JaidedAI / EasyOCR

Ready-to-use OCR with 80+ supported languages and all popular writing scripts including Latin, Chinese, Arabic, Devanagari, Cyrillic and etc.
https://www.jaided.ai
Apache License 2.0
24.41k stars 3.16k forks source link

Unable to detect english(latin) letters on indian number plates. #259

Closed developermastermind07 closed 4 years ago

developermastermind07 commented 4 years ago

I want to use easyOCR for number detection of vehicle. But easyOCR was failing to detect. If possible can please guide me train the model using additional dataset? Help will be appreciate. image1 EasyOCR output : 'KA03|1||9993' Expected Output : 'KA03MN9993'

image2 EasyOCR output : 'KA03|1$7979' Expected o/p : KA03MS7979

image3 EasyOCR o/p : R 26B6 Expected O/p: HR 26 BG 0383

image4 EasyOCR o/p : B6?+ 3+5li0 Expected o/p : WB62 B 5170

developermastermind07 commented 4 years ago

@EasyOCR team i have number plate dataset. Can you help me to add my dataset into EasyOCR model/ Thanks for your help

muhk01 commented 4 years ago

I want to use easyOCR for number detection of vehicle. But easyOCR was failing to detect. If possible can please guide me train the model using additional dataset? Help will be appreciate. image1 EasyOCR output : 'KA03|1||9993' Expected Output : 'KA03MN9993'

image2 EasyOCR output : 'KA03|1$7979' Expected o/p : KA03MS7979

image3 EasyOCR o/p : R 26B6 Expected O/p: HR 26 BG 0383

image4 EasyOCR o/p : B6?+ 3+5li0 Expected o/p : WB62 B 5170

to avoid uncessary character just add argument with allowlist, it will ignore character that may never exist in these plates, also you could adjust threshold and recognition width(per character/sentence) reader.readtext(image_in, detail = 0, allowlist = '0123456789ABCDEFGHIJKLMNOPQRSTUVWXYZ',width_ths = 1.5, text_threshold=0.8)
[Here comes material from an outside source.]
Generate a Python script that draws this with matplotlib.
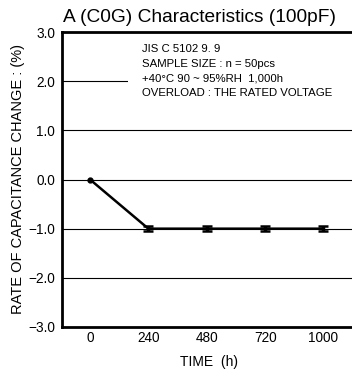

developermastermind07 commented 4 years ago

I want to use easyOCR for number detection of vehicle. But easyOCR was failing to detect. If possible can please guide me train the model using additional dataset? Help will be appreciate. image1 EasyOCR output : 'KA03|1||9993' Expected Output : 'KA03MN9993' image2 EasyOCR output : 'KA03|1$7979' Expected o/p : KA03MS7979 image3 EasyOCR o/p : R 26B6 Expected O/p: HR 26 BG 0383 image4 EasyOCR o/p : B6?+ 3+5li0 Expected o/p : WB62 B 5170

to avoid uncessary character just add argument with allowlist, it will ignore character that may never exist in these plates, also you could adjust threshold and recognition width(per character/sentence) reader.readtext(image_in, detail = 0, allowlist = '0123456789ABCDEFGHIJKLMNOPQRSTUVWXYZ',width_ths = 1.5, text_threshold=0.8)

I run with you recommendation. Performance is increased. Still for image no 2 EasyOCR o/p : KA0311S7979 Expected o/p : KA03MS7979

I think image3 is little bit tilted due to this EasyOCR is not able to detect characters. Now It giving o/p : ['R26B6', '0383']
Expected o/p : HR26BG0383 or Expected o/p HR26BG 0383 Not detecting H and not able to differentiate between G and 6

Image 1 giving correct results now.

Image 4 still not matching any character EasyOCR o/p : IIB635160 Expected O/p : WB62 B 5170 Image4 can be ignored. This type of plate now not supported .

Help will appretiate. Can i add these images in training dataset and can i train latin dataset ?

developermastermind07 commented 4 years ago

@muhk01 Can you please help me here ?

muhk01 commented 4 years ago

@muhk01 Can you please help me here ? certain model has different accuracy for each font trained with, you could try to set different model like 'russian' model reader = easyocr.Reader(['ru'] see does it has different performance in output.

developermastermind07 commented 4 years ago

Thank you @muhk01 for your help . Still OCR facing problem to detect M,H,N,Q

muhk01 commented 4 years ago

Thank you @muhk01 for your help . Still OCR facing problem to detect M,H,N,Q

i do not know, but in my opinion you just can not expect a perfect result of recognition from someone trained model, because from the dataset itself, i mean from font database itself it probably total different with a font you want to recognize with, you may contact this repository owner and ask how to do retrain with your own dataset.

developermastermind07 commented 4 years ago

@rkcosmos @korakot Can you please guide me ? How to train custom dataset using easyocr ? Help will be appreciated..

rkcosmos commented 4 years ago

Our training pipeline is not open sourced yet. Please look into repos in reference section. (README file)